SQL database
We will use sqlite3 to learn the syntax of SQL before working with servers. SQLite is a relational database based on SQL (language), and suitable for small scale applications. Install sqlite3 in Ubuntu:
apt install sqlite3
If you are on macOS, sqlite3 comes preinstalled (checked on Big Sur, 11.4). If you don't have it installed in your computer, you can install from Homebrew:
brew install sqlite3
Creating a database:
sqlite3 car.db
If the database file car.db
already exists, it will open it. In order to exit
sqlite3 prompt, type: .exit
.
First we will get some data to import in our database. Run the following python code to have our data in a csv file.
import pandas as pd
url = "http://archive.ics.uci.edu/ml/machine-learning-databases/autos/imports-85.data"
headers = ["symboling", "normalized-losses", "make", "fuel-type", "aspiration",\
"num-of-doors", "body-style", "drive-wheels", "engine-location",\
"wheel-base", "length", "width", "height", "curb-weight", "engine-type",\
"num-of-cylinders", "engine-size", "fuel-system", "bore", "stroke",\
"compression-ratio", "horsepower", "peak-rpm", "city-mpg", "highway-mpg",\
"price"]
df = pd.read_csv(url, header=None, names=headers, na_values=["?"])
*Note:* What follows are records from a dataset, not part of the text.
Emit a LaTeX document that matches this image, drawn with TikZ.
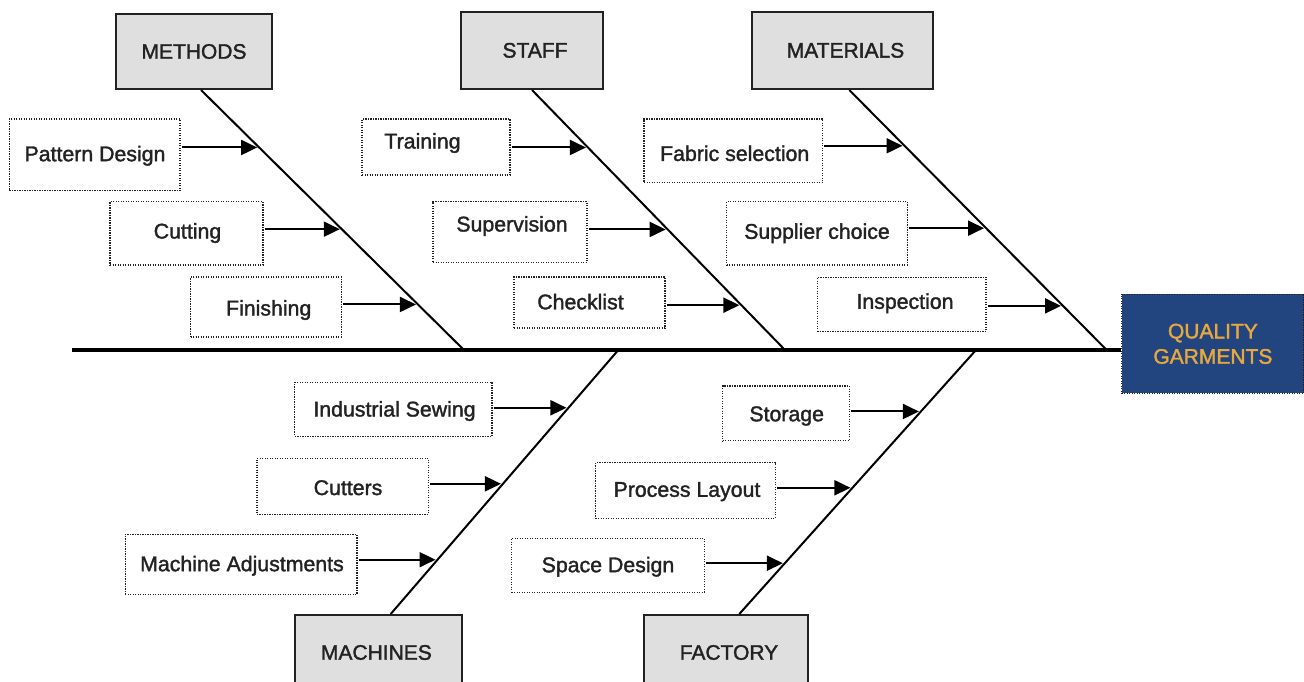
\documentclass[tikz,border=0pt]{standalone}
\usepackage{fontspec}
\setmainfont{Liberation Sans}
\newfontfamily\mfont{Liberation Sans}[FakeBold=1.6]
\usetikzlibrary{calc,arrows.meta}
\definecolor{boxgray}{HTML}{DFDFDF}
\definecolor{navy}{HTML}{22457F}
\definecolor{gold}{HTML}{E8A83E}
\definecolor{ink}{HTML}{222222}
\newcommand\fbcause[8]{%
  \node[causebox, minimum width={(#4-#2)*1pt}, minimum height={(#5-#3)*1pt}] (#1) at ({(#2+#4)/2},{(#3+#5)/2}) {};
  \node[ctext] (#1t) at (#6,#7) {#8};}
\newcommand\fbarrow[6]{%
  \coordinate (#1a) at ($(#3)!{(#2-#5)/(#6-#5)}!(#4)$);
  \draw[arr] (#1.east |- #1a) -- ([xshift=-2pt]#1a);}
\begin{document}
\begin{tikzpicture}[x=1pt,y=-1pt,
  catbox/.style={draw=ink, line width=2pt, fill=boxgray, inner sep=0pt, text=ink, font=\mfont\fontsize{21}{25}\selectfont},
  causebox/.style={draw=ink, line width=1.2pt, dash pattern=on 1.2pt off 1.3pt, inner sep=0pt},
  ctext/.style={inner sep=0pt, text=ink, font=\mfont\fontsize{21.3}{25}\selectfont},
  bone/.style={draw=black, line width=2pt},
  spine/.style={draw=black, line width=3.5pt},
  arr/.style={draw=black, line width=2pt, shorten <=1pt, -{Triangle[length=16pt,width=15pt]}}]
\useasboundingbox (0,0) rectangle (1304,681);
\clip (0,0) rectangle (1304,681);

% effect
\node[draw=ink, line width=1.2pt, dash pattern=on 1.2pt off 1.3pt, fill=navy, text=gold, align=center,
  minimum width=182.3pt, minimum height=99pt, inner sep=0pt, font=\mfont\fontsize{21}{25.3}\selectfont]
  (qg) at (1212.9,343.8) {QUALITY\\GARMENTS};

% category boxes
\node[catbox, minimum width=156pt, minimum height=75pt] (meth) at (194,51.5) {METHODS};
\node[catbox, minimum width=142pt, minimum height=77.3pt] (staff) at (532,50.35) {\hspace*{6pt}STAFF};
\node[catbox, minimum width=181.6pt, minimum height=77.3pt] (mat) at (842.5,50.35) {\hspace*{6pt}MATERIALS};
\node[catbox, minimum width=167.2pt, minimum height=75pt] (mach) at (378.4,652.5) {MACHINES\hspace*{4pt}};
\node[catbox, minimum width=164pt, minimum height=75pt] (fact) at (726,652.5) {\hspace*{6pt}FACTORY};

% spine
\coordinate (s0) at (72,350);
\draw[spine] (s0) -- (s0 -| qg.west);

% bones
\coordinate (mT) at ([xshift=7pt]meth.south);
\coordinate (mB) at (464,350);
\coordinate (sT) at (staff.south);
\coordinate (sB) at (785,350);
\coordinate (aT) at ([xshift=6.8pt]mat.south);
\coordinate (aB) at (1106.7,350);
\coordinate (cT) at (618.3,350);
\coordinate (cB) at ([xshift=12.3pt]mach.north);
\coordinate (fT) at (976,350);
\coordinate (fB) at ([xshift=13.3pt]fact.north);
\draw[bone] (mT) -- (mB);
\draw[bone] (sT) -- (sB);
\draw[bone] (aT) -- (aB);
\draw[bone] (cT) -- (cB);
\draw[bone] (fT) -- (fB);

% METHODS causes
\fbcause{pd}{9.3}{119}{180}{190.7}{95}{155.7}{Pattern Design}
\fbcause{cu}{110}{201.7}{263}{265}{187.5}{233}{Cutting}
\fbcause{fi}{190.7}{277}{341.3}{337}{268.7}{310}{Finishing}
\fbarrow{pd}{146.7}{mT}{mB}{89}{350}
\fbarrow{cu}{228.7}{mT}{mB}{89}{350}
\fbarrow{fi}{304.3}{mT}{mB}{89}{350}

% STAFF causes
\fbcause{tr}{362}{119}{510}{175}{422.5}{143}{Training}
\fbcause{su}{433}{201.7}{587}{262.3}{512}{226}{Supervision}
\fbcause{ch}{514}{277}{665}{328}{580.5}{301.7}{Checklist}
\fbarrow{tr}{146.7}{sT}{sB}{89}{350}
\fbarrow{su}{229}{sT}{sB}{89}{350}
\fbarrow{ch}{305}{sT}{sB}{89}{350}

% MATERIALS causes
\fbcause{fs}{644}{119}{822.7}{182.7}{734.7}{153.3}{Fabric selection}
\fbcause{sc}{726.7}{201.7}{907.3}{265}{817}{233.3}{Supplier choice}
\fbcause{in}{817.3}{277.3}{986}{331.7}{905}{303.3}{Inspection}
\fbarrow{fs}{145}{aT}{aB}{89}{350}
\fbarrow{sc}{227.7}{aT}{aB}{89}{350}
\fbarrow{in}{305.7}{aT}{aB}{89}{350}

% MACHINES causes
\fbcause{is}{294.8}{382.3}{492}{436.3}{394.5}{411}{Industrial Sewing}
\fbcause{ct}{256.9}{458.3}{428.3}{514.3}{348}{487.7}{Cutters}
\fbcause{ma}{125.2}{534.3}{356.9}{594.3}{242}{565.7}{Machine Adjustments}
\fbarrow{is}{408}{cT}{cB}{350}{615}
\fbarrow{ct}{484.3}{cT}{cB}{350}{615}
\fbarrow{ma}{560.5}{cT}{cB}{350}{615}

% FACTORY causes
\fbcause{st}{722.7}{386}{849.3}{440.7}{786.7}{416}{Storage}
\fbcause{pl}{595.7}{462.7}{775.3}{518.3}{687}{491.7}{Process Layout}
\fbcause{sd}{511.7}{538.3}{704.3}{592.3}{608}{566.7}{Space Design}
\fbarrow{st}{411.7}{fT}{fB}{350}{615}
\fbarrow{pl}{488.3}{fT}{fB}{350}{615}
\fbarrow{sd}{564}{fT}{fB}{350}{615}
\end{tikzpicture}
\end{document}
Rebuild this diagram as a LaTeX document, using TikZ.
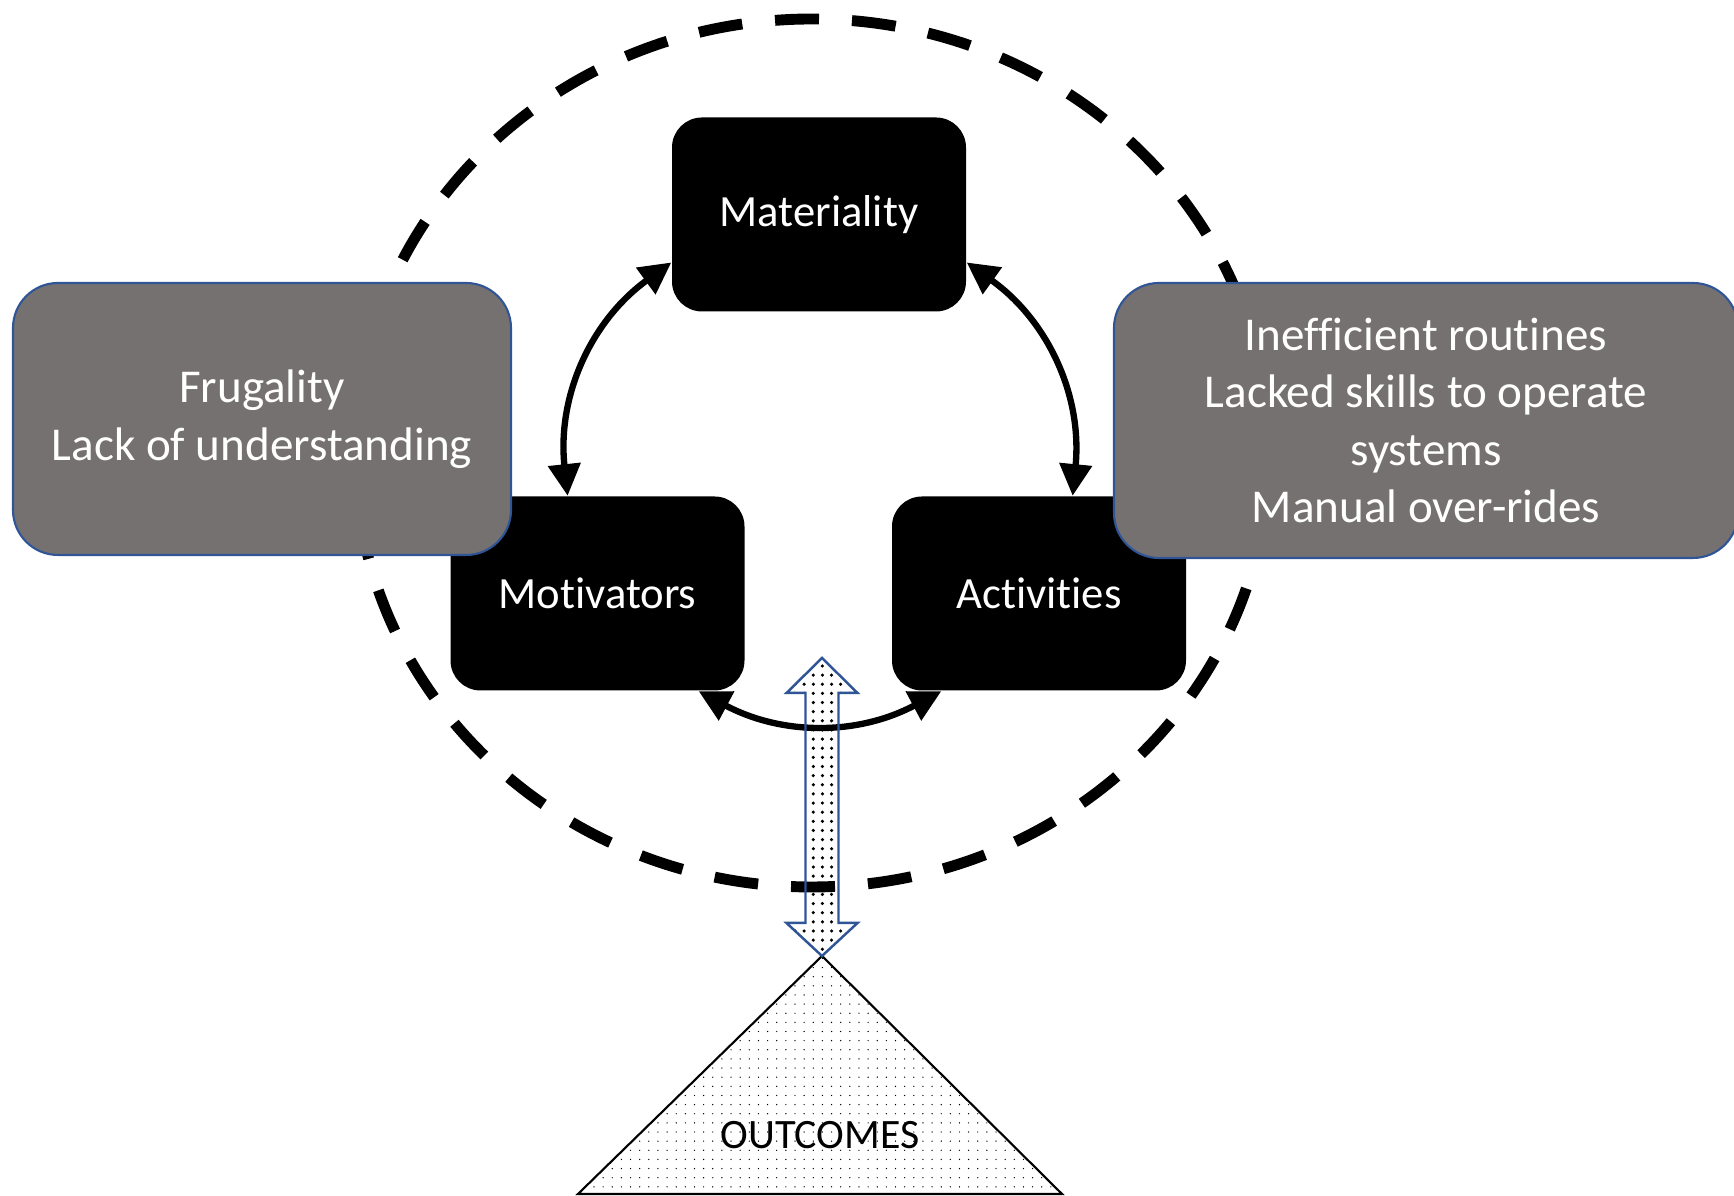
\documentclass[tikz,border=0pt]{standalone}
\usepackage{fontspec}
\setmainfont{Carlito}[Ligatures=NoCommon]
\usepackage{tikz}
\usetikzlibrary{calc,arrows.meta,patterns.meta}
\definecolor{boxgrey}{HTML}{767171}
\definecolor{edge}{HTML}{2F5597}
\tikzset{
  core/.style={fill=black, text=white, rounded corners=3mm, minimum width=2.94cm, minimum height=1.94cm, font=\fontsize{12.7}{15.5}\selectfont},
  issue/.style={fill=boxgrey, draw=edge, line width=0.6pt, rounded corners=4.5mm, text=white, align=center, font=\fontsize{13.4}{16.4}\selectfont},
  ring/.style={draw=black, line width=3.1pt, dash pattern=on 0.44cm off 0.33cm},
  loopline/.style={draw=black, line width=1.8pt, >={Triangle[length=9pt,width=9pt]}, <->},
  blockarrow/.style={draw=edge, line width=0.7pt, pattern={Dots[distance=2.6pt,radius=0.5pt]}},
  pyramid/.style={draw=black, line width=0.6pt, pattern={Dots[distance=2.6pt,radius=0.2pt]}},
  lab/.style={text=black, font=\fontsize{11.9}{14}\selectfont},
}

\begin{document}
\begin{tikzpicture}
  \useasboundingbox (0,0) rectangle (17.34,11.96);

  % dashed boundary
  \draw[ring] (8.12,7.43) ellipse [x radius=4.57, y radius=4.34];

  \node[core] (mat) at (8.19,9.815) {Materiality};
  \node[core] (mot) at (5.975,6.025) {Motivators};
  \node[core] (act) at (10.39,6.025) {Activities};

  \draw[loopline] (mat.198) to[bend right=30] (mot.107);
  \draw[loopline] (mat.342) to[bend left=30] (act.71);
  \draw[loopline] (mot.316) to[bend right=28] (act.225);

  \node[issue, minimum width=4.98cm, minimum height=2.72cm] (frug) at (2.62,7.77)
    {Frugality\\Lack of understanding};
  \node[issue, minimum width=6.24cm, minimum height=2.75cm] (ineff) at (14.26,7.755)
    {Inefficient routines\\Lacked skills to operate\\systems\\Manual over-rides};

  % outcomes
  \coordinate (apex) at (8.22,2.40);
  \draw[pyramid] (apex) -- (5.78,0.02) -- (10.62,0.02) -- cycle;
  \node[lab] (out) at (8.20,0.61) {OUTCOMES};

  \draw[blockarrow] (apex) -- ++(0.355,0.33) -- ++(-0.19,0) -- ++(0,2.30) -- ++(0.19,0)
    -- ++(-0.355,0.35) -- ++(-0.355,-0.35) -- ++(0.19,0) -- ++(0,-2.30) -- ++(-0.19,0) -- cycle;
\end{tikzpicture}
\end{document}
df.to_csv("cardata.csv", index=None)
Now let's import the file in our SQL database.
sqlite3 car.db
sqlite > .mode csv
sqlite > .import cardata.csv cardata
sqlite > .schema
We can see the schema it automatically used while importing the data. Later we will create our own schema, before that let's explore the database we have imported. We can select/read columns from the table by:
sqlite > SELECT COLUMN1, COLUMN2, ... FROM TABLE1;
sqlite > SELECT make, price FROM cardata;
sqlite > SELECT * FROM cardata;
sqlite > SELECT * FROM cardata WHERE price > 50000;
We will see that it does not work as we expected, because in our database the price is TEXT and not a number. We will fix it later.
Use functions/methods: number of rows in a table:
SELECT COUNT(*) FROM cardata;
Number of toyota cars:
SELECT COUNT(*) FROM cardata WHERE make='toyota';
Distinct car makers in our table:
SELECT DISTINCT make FROM cardata;
Grouping:
SELECT make, COUNT(make) FROM cardata GROUP BY make;
SELECT make, COUNT(make) FROM cardata GROUP BY make HAVING COUNT(make) > 10;
Sum, average, min, max functions:
SELECT AVG(price) FROM cardata;
SELECT AVG(price) FROM cardata WHERE make='jaguar';
SELECT AVG(price) as avg_price FROM cardata;
Other useful functions: ROUND(), LENGTH(), UCASE, LCASE, DAY(), MONTH(), DATE(), DATETIME(), TIMESTAMMP().
Sub-query, nested-query:
SELECT make, price FROM cardata WHERE price = (SELECT MAX(price) FROM cardata);
SELECT make, price FROM cardata WHERE price > (SELECT AVG(price) from cardata);
SELECT make, price, (SELECT AVG(price) FROM cardata) FROM cardata;
Select first 10 rows:
SELECT make, horsepower, price FROM cardata LIMIT 10;
SELECT make, horsepower, price FROM cardata WHERE make = 'toyota' LIMIT 5;
Let us create a table ourselves instead of importing it.
sqlite3 test.db
sqlite > CREATE TABLE customer (
ID INTEGER,
NAME varchar(30)
);
Create another table in the same database:
CREATE TABLE newtable (
ID INT,
CCODE CHAR(2),
NAME VARCHAR(60)
);
Delete a table:
DROP TABLE newtable;
Additional parameter while creating table:
CREATE TABLE country(
ID INT PRIMARY KEY NOT NULL,
CCODE CHAR(2),
NAME VARCHAR(60)
);
Insert data into our table:
INSERT INTO country (ID, CCODE, NAME) VALUES (1, 'IN', 'India');
INSERT INTO country (ID, CCODE, NAME) VALUES (2, 'SG', 'Singapore');
INSERT INTO country (ID, CCODE, NAME) VALUES (3, 'US', 'United States');
We can insert multiple rows at one time as well:
INSERT INTO country (ID, CCODE, NAME) VALUES (4, 'JP', 'Japan'),
(5, 'CN', 'China'),
(6, 'IT', 'Italy');
Now we can check if the data is correctly entered:
SELECT * FROM country;
Update an entry in the table:
UPDATE country SET NAME='United States of America' WHERE ID=3;
UPDATE country SET NAME="People's Republic of China" WHERE CCODE='CN';
Select row using string pattern and conditions:
SELECT * FROM country WHERE NAME LIKE '%china%';
SELECT * FROM country WHERE ID < 5 AND ID >= 3;
SELECT * FROM country WHERE ID BETWEEN 2 AND 5;
SELECT * FROM country WHERE CCODE='IN' OR CCODE='JP';
SELECT * FROM country WHERE CCODE IN ('IN', 'JP', 'IT');
Sorting results:
SELECT * FROM country ORDER BY CCODE;
SELECT * FROM country ORDER BY ID DESC;
Instead column name, we can use column number as well:
SELECT * FROM country ORDER BY 2;
Let's create another table in our database:
CREATE TABLE name(
CCODE CHAR(2),
NAME VARCHAR(60)
);
INSERT INTO name (CCODE, NAME) VALUES ('JP', 'Name Japan'),
('IN', 'Pranab'),
('IT', 'It name'),
('SG', 'Sg name'),
('CN', 'prc name'),
('US', 'usa name');
SELECT * FROM name WHERE CCODE IN (SELECT CCODE FROM country WHERE ID > 4);
SELECT * FROM country WHERE CCODE IN (SELECT CCODE FROM country WHERE NAME='Italy');
Delete a row:
DELETE FROM country WHERE CCODE="CN";
Delete multiple rows:
DELETE FROM country WHERE CCODE IN ('US', 'JP', 'IT');